Sir, — The article `When shall the judges be found guilty?' has not appeared a day too soon. The views expressed therein are timely and deserve the highest consideration by the Constitution review committee which is engaged in recommending a revamp of the Constitution wherever required. Constitutional procedure presently in vogue for taking action on the erring judges has been found to be wanting and the credibility of the procedure itself is under a cloud, as members of Parliament cannot honestly divest themselves of their political affinities however much they may claim to do so while dealing with the impeachment issue in the House.

The legal profession is one of the oldest and is regulated by the Bar Councils and Disciplinary Committees set up thereunder. These regulations do not cover the Supreme Court and High Court judges. It is necessary to set up a disciplinary committee in order to maintain the highest integrity of the judges and to enforce a mandatory code of conduct for their behaviour.

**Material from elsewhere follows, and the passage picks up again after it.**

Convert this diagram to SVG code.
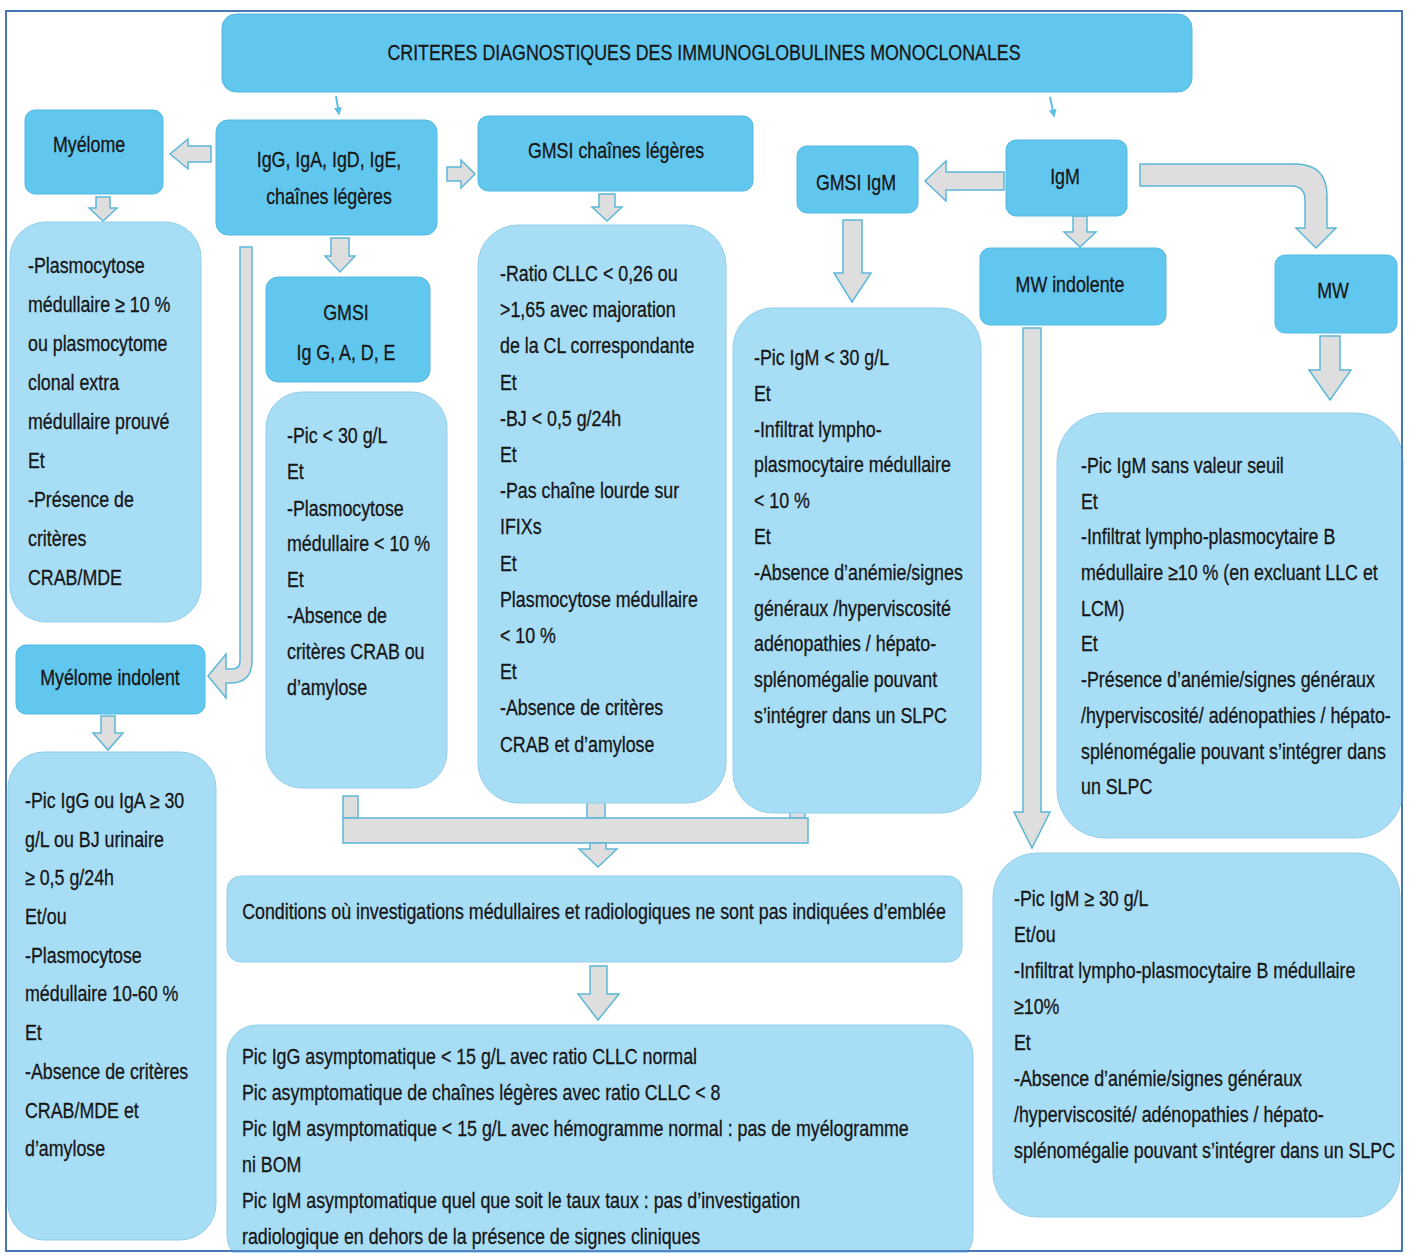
<svg xmlns="http://www.w3.org/2000/svg" width="1410" height="1253" viewBox="0 0 1410 1253">
  <defs>
    <style>
      .frame { fill: #ffffff; stroke: #3f72b5; stroke-width: 1.6; }
      .head { fill: #62c7ef; stroke: #52b9e2; stroke-width: 1; }
      .crit { fill: #a8ddf6; stroke: #92cfec; stroke-width: 1; }
      .blk { fill: #dedede; stroke: #5cb8d8; stroke-width: 1.5; stroke-linejoin: miter; }
      .thin { fill: none; stroke: #5cbfe6; stroke-width: 2; }
      .t { font-family: "Liberation Sans", Arial, sans-serif; font-size: 22px; fill: #161616; stroke: #161616; stroke-width: 0.3; }
      .c { text-anchor: middle; }
    </style>
    <marker id="tip" viewBox="0 0 10 10" refX="8" refY="5" markerWidth="4" markerHeight="4" orient="auto">
      <path d="M0,0 L10,5 L0,10 Z" fill="#5cbfe6"/>
    </marker>
  </defs>

  <!-- page frame -->
  <rect class="frame" x="6" y="11" width="1396" height="1240"/>

  <!-- connectors -->
  <g id="connectors">
    <!-- title to the two families -->
    <path class="thin" d="M336,96 L339,114" marker-end="url(#tip)"/>
    <path class="thin" d="M1050,97 L1054,116" marker-end="url(#tip)"/>
    <!-- IgG box to Myélome -->
    <path class="blk" d="M211,146 L188,146 L188,139 L170,154 L188,169 L188,162 L211,162 Z"/>
    <!-- IgG box to GMSI chaînes légères -->
    <path class="blk" d="M447,167 L461,167 L461,160 L475,174 L461,188 L461,181 L447,181 Z"/>
    <!-- Myélome to its criteria -->
    <path class="blk" d="M96,197 L110,197 L110,208 L117,208 L103,221 L89,208 L96,208 Z"/>
    <!-- IgG box to GMSI Ig G, A, D, E -->
    <path class="blk" d="M331,238 L349,238 L349,256 L355,256 L340,272 L325,256 L331,256 Z"/>
    <!-- GMSI chaînes légères to its criteria -->
    <path class="blk" d="M599,194 L615,194 L615,207 L622,207 L607,221 L592,207 L599,207 Z"/>
    <!-- IgG box down to Myélome indolent -->
    <path class="blk" d="M240,247 L252,247 L252,661 Q252,683 230,683 L226,683 L226,698 L208,676 L226,654 L226,669 L232,669 Q240,669 240,661 Z"/>
    <!-- IgM to GMSI IgM -->
    <path class="blk" d="M1004,172 L946,172 L946,161 L925,181 L946,201 L946,190 L1004,190 Z"/>
    <!-- IgM to MW -->
    <path class="blk" d="M1140,164 L1295,164 Q1327,164 1327,196 L1327,228 L1336,228 L1316,248 L1296,228 L1305,228 L1305,200 Q1305,186 1291,186 L1140,186 Z"/>
    <!-- IgM to MW indolente -->
    <path class="blk" d="M1073,216 L1087,216 L1087,232 L1096,232 L1080,247 L1064,232 L1073,232 Z"/>
    <!-- GMSI IgM to its criteria -->
    <path class="blk" d="M843,220 L862,220 L862,273 L871,273 L852,302 L834,273 L843,273 Z"/>
    <!-- MW indolente to its criteria -->
    <path class="blk" d="M1023,328 L1041,328 L1041,812 L1050,812 L1032,848 L1014,812 L1023,812 Z"/>
    <!-- MW to its criteria -->
    <path class="blk" d="M1320,336 L1340,336 L1340,370 L1351,370 L1330,400 L1309,370 L1320,370 Z"/>
    <!-- Myélome indolent to its criteria -->
    <path class="blk" d="M101,716 L115,716 L115,733 L123,733 L108,750 L93,733 L101,733 Z"/>
    <!-- GMSI branches merged into the conditions box -->
    <rect class="blk" x="343" y="796" width="15" height="22"/>
    <rect class="blk" x="587" y="800" width="18" height="18"/>
    <rect class="blk" x="790" y="812" width="15" height="6"/>
    <rect class="blk" x="343" y="818" width="465" height="25"/>
    <path class="blk" d="M590,843 L606,843 L606,849 L617,849 L598,867 L579,849 L590,849 Z"/>
    <!-- conditions to the list of situations -->
    <path class="blk" d="M590,966 L607,966 L607,994 L619,994 L598,1020 L578,994 L590,994 Z"/>
  </g>

  <!-- title -->
  <g id="title">
    <rect class="head" x="222" y="14" width="970" height="78" rx="14"/>
    <text class="t c" transform="translate(704,60) scale(0.81,1)">CRITERES DIAGNOSTIQUES DES IMMUNOGLOBULINES MONOCLONALES</text>
  </g>

  <g id="myelome">
    <rect class="head" x="25" y="110" width="138" height="84" rx="10"/>
    <text class="t c" transform="translate(89,152) scale(0.81,1)">Myélome</text>
  </g>

  <g id="igg-iga">
    <rect class="head" x="216" y="120" width="221" height="115" rx="12"/>
    <text class="t c" transform="translate(329,167) scale(0.81,1)"><tspan x="0" y="0">IgG, IgA, IgD, IgE,</tspan><tspan x="0" dy="37">chaînes légères</tspan></text>
  </g>

  <g id="gmsi-cl">
    <rect class="head" x="478" y="116" width="275" height="75" rx="10"/>
    <text class="t c" transform="translate(616,158) scale(0.81,1)">GMSI chaînes légères</text>
  </g>

  <g id="gmsi-igm">
    <rect class="head" x="797" y="146" width="121" height="67" rx="10"/>
    <text class="t c" transform="translate(856,190) scale(0.81,1)">GMSI  IgM</text>
  </g>

  <g id="igm">
    <rect class="head" x="1006" y="140" width="121" height="76" rx="10"/>
    <text class="t c" transform="translate(1065,184) scale(0.81,1)">IgM</text>
  </g>

  <g id="mw-indolente">
    <rect class="head" x="980" y="248" width="186" height="77" rx="10"/>
    <text class="t c" transform="translate(1070,292) scale(0.81,1)">MW indolente</text>
  </g>

  <g id="mw">
    <rect class="head" x="1275" y="255" width="122" height="78" rx="10"/>
    <text class="t c" transform="translate(1333,298) scale(0.81,1)">MW</text>
  </g>

  <g id="gmsi-igg">
    <rect class="head" x="266" y="277" width="164" height="105" rx="12"/>
    <text class="t c" transform="translate(346,320) scale(0.81,1)"><tspan x="0" y="0">GMSI</tspan><tspan x="0" dy="40">Ig G, A, D, E</tspan></text>
  </g>

  <g id="myelome-indolent">
    <rect class="head" x="16" y="645" width="189" height="69" rx="10"/>
    <text class="t c" transform="translate(110,685) scale(0.81,1)">Myélome indolent</text>
  </g>

  <!-- criteria boxes -->
  <g id="myelome-criteres">
    <rect class="crit" x="10" y="222" width="191" height="400" rx="36"/>
    <text class="t" transform="translate(28,273) scale(0.81,1)">
      <tspan x="0" y="0">-Plasmocytose</tspan>
      <tspan x="0" dy="39">médullaire ≥ 10 %</tspan>
      <tspan x="0" dy="39">ou plasmocytome</tspan>
      <tspan x="0" dy="39">clonal extra</tspan>
      <tspan x="0" dy="39">médullaire prouvé</tspan>
      <tspan x="0" dy="39">Et</tspan>
      <tspan x="0" dy="39">-Présence de</tspan>
      <tspan x="0" dy="39">critères</tspan>
      <tspan x="0" dy="39">CRAB/MDE</tspan>
    </text>
  </g>

  <g id="gmsi-igg-criteres">
    <rect class="crit" x="266" y="392" width="181" height="396" rx="36"/>
    <text class="t" transform="translate(287,443) scale(0.81,1)">
      <tspan x="0" y="0">-Pic &lt; 30 g/L</tspan>
      <tspan x="0" dy="36">Et</tspan>
      <tspan x="0" dy="37">-Plasmocytose</tspan>
      <tspan x="0" dy="35">médullaire &lt; 10 %</tspan>
      <tspan x="0" dy="36">Et</tspan>
      <tspan x="0" dy="36">-Absence de</tspan>
      <tspan x="0" dy="36">critères CRAB ou</tspan>
      <tspan x="0" dy="36">d’amylose</tspan>
    </text>
  </g>

  <g id="gmsi-cl-criteres">
    <rect class="crit" x="478" y="225" width="248" height="578" rx="40"/>
    <text class="t" transform="translate(500,281) scale(0.81,1)">
      <tspan x="0" y="0">-Ratio CLLC &lt; 0,26 ou</tspan>
      <tspan x="0" dy="36.2">&gt;1,65 avec majoration</tspan>
      <tspan x="0" dy="36.2">de la CL correspondante</tspan>
      <tspan x="0" dy="36.2">Et</tspan>
      <tspan x="0" dy="36.2">-BJ &lt; 0,5 g/24h</tspan>
      <tspan x="0" dy="36.2">Et</tspan>
      <tspan x="0" dy="36.2">-Pas chaîne lourde sur</tspan>
      <tspan x="0" dy="36.2">IFIXs</tspan>
      <tspan x="0" dy="36.2">Et</tspan>
      <tspan x="0" dy="36.2">Plasmocytose médullaire</tspan>
      <tspan x="0" dy="36.2">&lt; 10 %</tspan>
      <tspan x="0" dy="36.2">Et</tspan>
      <tspan x="0" dy="36.2">-Absence de critères</tspan>
      <tspan x="0" dy="36.2">CRAB et d’amylose</tspan>
    </text>
  </g>

  <g id="gmsi-igm-criteres">
    <rect class="crit" x="733" y="308" width="248" height="505" rx="40"/>
    <text class="t" transform="translate(754,365) scale(0.81,1)">
      <tspan x="0" y="0">-Pic IgM &lt; 30 g/L</tspan>
      <tspan x="0" dy="35.8">Et</tspan>
      <tspan x="0" dy="35.8">-Infiltrat lympho-</tspan>
      <tspan x="0" dy="35.8">plasmocytaire médullaire</tspan>
      <tspan x="0" dy="35.8">&lt; 10 %</tspan>
      <tspan x="0" dy="35.8">Et</tspan>
      <tspan x="0" dy="35.8">-Absence d’anémie/signes</tspan>
      <tspan x="0" dy="35.8">généraux /hyperviscosité</tspan>
      <tspan x="0" dy="35.8">adénopathies / hépato-</tspan>
      <tspan x="0" dy="35.8">splénomégalie pouvant</tspan>
      <tspan x="0" dy="35.8">s’intégrer dans un SLPC</tspan>
    </text>
  </g>

  <g id="mw-criteres">
    <rect class="crit" x="1057" y="413" width="346" height="425" rx="48"/>
    <text class="t" transform="translate(1081,473) scale(0.81,1)">
      <tspan x="0" y="0">-Pic IgM sans valeur seuil</tspan>
      <tspan x="0" dy="35.7">Et</tspan>
      <tspan x="0" dy="35.7">-Infiltrat lympho-plasmocytaire B</tspan>
      <tspan x="0" dy="35.7">médullaire ≥10 % (en excluant LLC et</tspan>
      <tspan x="0" dy="35.7">LCM)</tspan>
      <tspan x="0" dy="35.7">Et</tspan>
      <tspan x="0" dy="35.7">-Présence d’anémie/signes généraux</tspan>
      <tspan x="0" dy="35.7">/hyperviscosité/ adénopathies / hépato-</tspan>
      <tspan x="0" dy="35.7">splénomégalie pouvant s’intégrer dans</tspan>
      <tspan x="0" dy="35.7">un SLPC</tspan>
    </text>
  </g>

  <g id="myelome-indolent-criteres">
    <rect class="crit" x="8" y="752" width="208" height="488" rx="36"/>
    <text class="t" transform="translate(25,808) scale(0.81,1)">
      <tspan x="0" y="0">-Pic IgG ou IgA ≥ 30</tspan>
      <tspan x="0" dy="38.7">g/L ou BJ urinaire</tspan>
      <tspan x="0" dy="38.7">≥ 0,5 g/24h</tspan>
      <tspan x="0" dy="38.7">Et/ou</tspan>
      <tspan x="0" dy="38.7">-Plasmocytose</tspan>
      <tspan x="0" dy="38.7">médullaire 10-60 %</tspan>
      <tspan x="0" dy="38.7">Et</tspan>
      <tspan x="0" dy="38.7">-Absence de critères</tspan>
      <tspan x="0" dy="38.7">CRAB/MDE et</tspan>
      <tspan x="0" dy="38.7">d’amylose</tspan>
    </text>
  </g>

  <g id="conditions">
    <rect class="crit" x="227" y="876" width="735" height="86" rx="14"/>
    <text class="t c" transform="translate(594,919) scale(0.81,1)">Conditions où investigations médullaires et radiologiques ne sont pas indiquées d’emblée</text>
  </g>

  <g id="situations">
    <rect class="crit" x="227" y="1025" width="746" height="240" rx="30"/>
    <text class="t" transform="translate(242,1064) scale(0.81,1)">
      <tspan x="0" y="0">Pic IgG asymptomatique &lt; 15 g/L avec ratio CLLC normal</tspan>
      <tspan x="0" dy="36">Pic asymptomatique de chaînes légères avec ratio CLLC &lt; 8</tspan>
      <tspan x="0" dy="36">Pic IgM asymptomatique &lt; 15 g/L avec hémogramme  normal : pas de myélogramme</tspan>
      <tspan x="0" dy="36">ni BOM</tspan>
      <tspan x="0" dy="36">Pic IgM asymptomatique quel que soit le taux taux : pas d’investigation</tspan>
      <tspan x="0" dy="36">radiologique en dehors de la présence de signes cliniques</tspan>
    </text>
  </g>

  <g id="mw-indolente-criteres">
    <rect class="crit" x="993" y="853" width="407" height="364" rx="44"/>
    <text class="t" transform="translate(1014,906) scale(0.81,1)">
      <tspan x="0" y="0">-Pic IgM ≥ 30 g/L</tspan>
      <tspan x="0" dy="36">Et/ou</tspan>
      <tspan x="0" dy="36">-Infiltrat lympho-plasmocytaire B médullaire</tspan>
      <tspan x="0" dy="36">≥10%</tspan>
      <tspan x="0" dy="36">Et</tspan>
      <tspan x="0" dy="36">-Absence d’anémie/signes généraux</tspan>
      <tspan x="0" dy="36">/hyperviscosité/ adénopathies / hépato-</tspan>
      <tspan x="0" dy="36">splénomégalie pouvant s’intégrer dans un SLPC</tspan>
    </text>
  </g>

  <!-- frame edge drawn over the boxes that reach it -->
  <rect x="6" y="11" width="1396" height="1240" fill="none" stroke="#3f72b5" stroke-width="1.6"/>
</svg>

When all the professions are subject to a mandatory and prescribed code of conduct known to everyone, there is no reason why the same cannot be followed in the case of judges as they too belong to the legal profession though placed in higher echelons.

T.V. Padmanabhan, Chennai

Sir, — The article deals exhaustively on the deficiencies in our laws and how they protect the judges. It is hoped that the Constitution review panel recommends remedial steps to correct the wrongs suitably. The Centre should take quick steps to accept and implement such recommendations without giving room for criticism that `they will never see the light of day'.